Czy przeczytasz treść tego artykułu poza tytułem? Prawdopodobnie tego nie zrobisz
Drogi czytelniku - jeśli czytasz te słowa, możesz sobie pogratulować, ponieważ jesteś częścią pewnej mniejszości. Według zespołu badaczy działających w ramach uniwersytetu Penn State w Stanach Zjednoczonych, większość użytkowników mediów społecznościowych udostępnia odnośniki do artykułów i informacji bez uprzedniego zapoznania się z ich treścią. Udało ci się trafić na ten artykuł z odnośnika w serwisie społecznościowym, takim jak Facebook? To znaczy, że istnieje duże prawdopodobieństwo, że osoba udostępniająca odnośnik nie przeczytała go przed podzieleniem się nim ze znajomymi. To równie zaskakujące co niepokojące.
Udostępnianie bez zmartwień
Badacze przeanalizowali przeszło 35 milionów publicznych postów udostępnionych w serwisie Facebook w latach 2017-2020. Odnośniki dotyczyły treści politycznych i występowały w grupach wszelkiego rodzaju, począwszy od bardzo liberalnych, aż po bardzo konserwatywne. Okazało się, że aż trzy na cztery opublikowane odnośniki były udostępniane bez uprzedniej weryfikacji ich treści, niezależnie od poglądów politycznych osoby udostępniającej. Choć zakres badania był ograniczony do serwisu Facebook, zespół uznał, że ustalenia te dotyczą także innych platform mediów społecznościowych. Wyniki przeprowadzonych badań zostały opublikowane na łamach czasopisma naukowego „Nature Human Behaviour”. „Dużym zaskoczeniem było odkrycie, że w ponad 75 % przypadków odnośniki udostępniane przez użytkowników serwisu Facebook nie były w żaden sposób przez nich weryfikowane”, zauważył S. Shyam Sundar, jeden z autorów badania i badacz zajmujący się mediami na uniwersytecie Penn State, którego wypowiedź została przytoczona w informacji prasowej. „Byłem przekonany, że jeśli dana osoba udostępniała treści, zapewne je przeczytała i przemyślała ich znaczenie, a często wręcz chciała wyrazić w ten sposób poparcie dla danej idei.
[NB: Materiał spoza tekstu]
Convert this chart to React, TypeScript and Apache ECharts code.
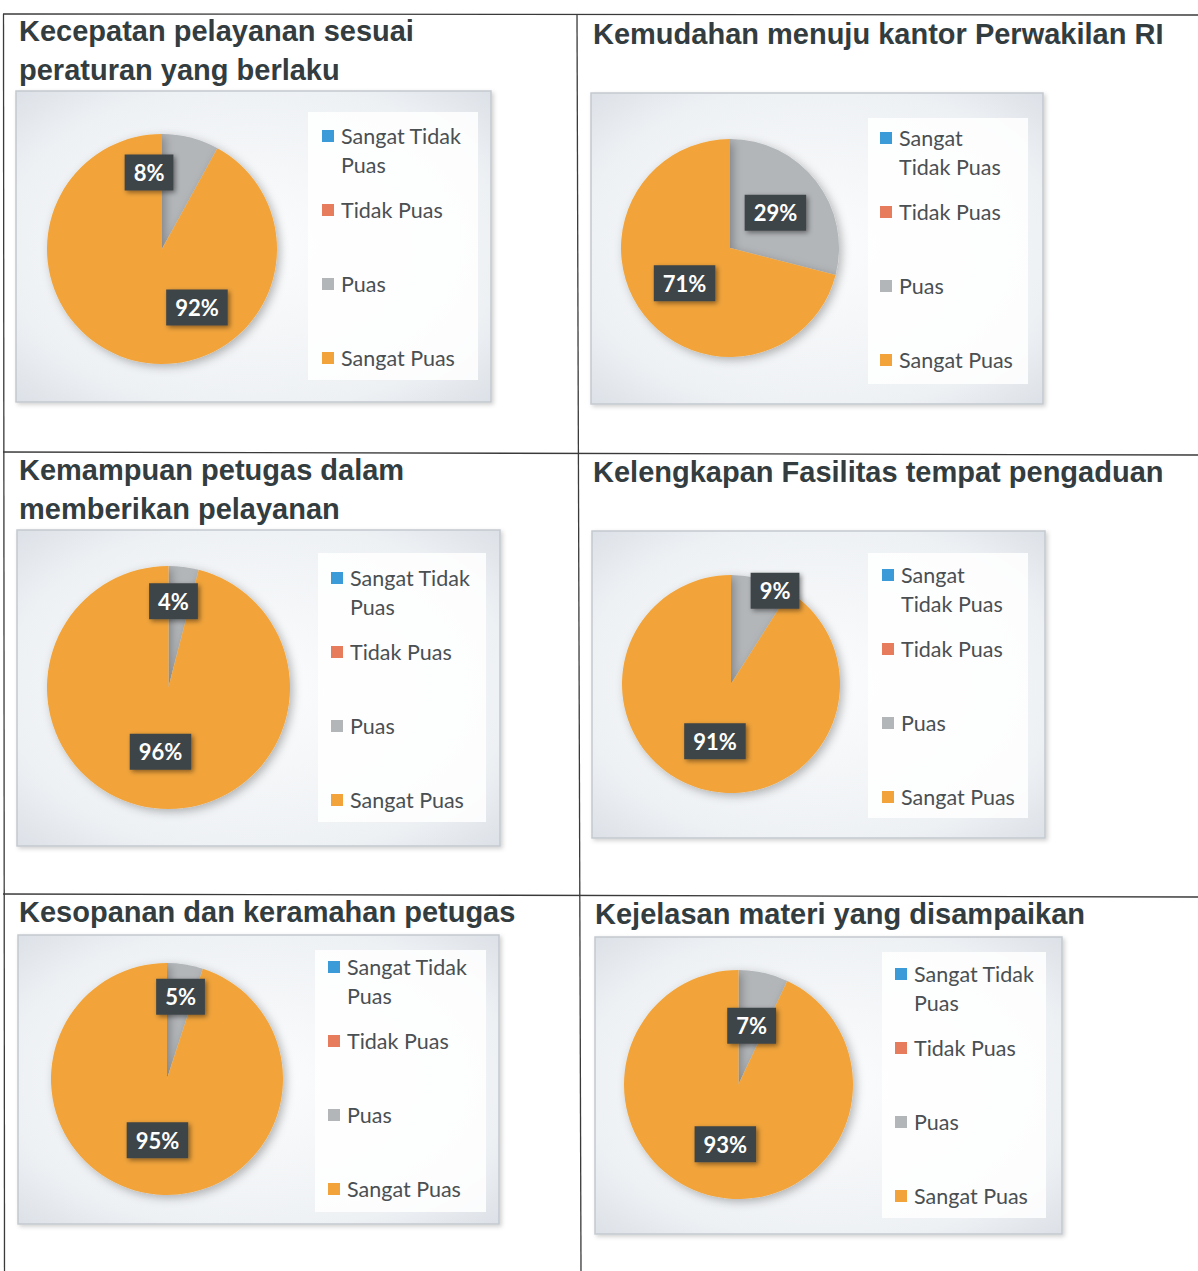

Oczywiście, naiwnym byłoby założenie, że udostępnianie treści bez zapoznania się z nimi nie zdarza się w ogóle, ale nie spodziewaliśmy się, że dotyczy to absolutnej większości odnośników. To z jednej strony zaskakujące, a z drugiej strony przerażające odkrycie”.
Powierzchowność życia w erze cyfrowej
Udostępniając treści bez ich czytania, użytkownicy mediów społecznościowych mogą nieświadomie pomagać wrogom, którzy chcą szerzyć niezgodę i nieufność. „Opieranie się wyłącznie na nagłówkach i powierzchownym odbiorze informacji może być niebezpieczne w związku z ryzykiem udostępniania fałszywych danych i wiadomości”, wyjaśnia Sundar. „Jeśli platformy wprowadzą ostrzeżenia wskazujące, że dana treść może być fałszywa, uświadamiając tym samym ryzyko użytkownikom, być może ludzie zastanowią się przed ich udostępnieniem”. Skoro wiemy już, że większość osób czyta wyłącznie nagłówki i pierwsze linijki artykułów. Dlaczego mamy skłonność do podawania ich dalej bez klikania? „Przyczyną tego stanu rzeczy może być fakt, że ludzie są po prostu bombardowani informacjami i nie mają czasu, by przemyśleć je na spokojnie”, dodaje Sundar. „Takie warunki sprzyjają rozprzestrzenianiu dezinformacji. Miejmy nadzieję, że ludzie wyciągną wnioski z naszego badania i zaczną zwracać bardziej baczną uwagę na media czy technologie cyfrowe, dzięki czemu będą bardziej świadomi treści, które udostępniają innym”. Sundar podaje też możliwe rozwiązanie problemu udostępniania treści bez klikania. Platformy mediów społecznościowych mogłyby wprowadzić wymóg potwierdzenia przez użytkowników, że w pełni zapoznali się z daną treścią przed jej udostępnieniem.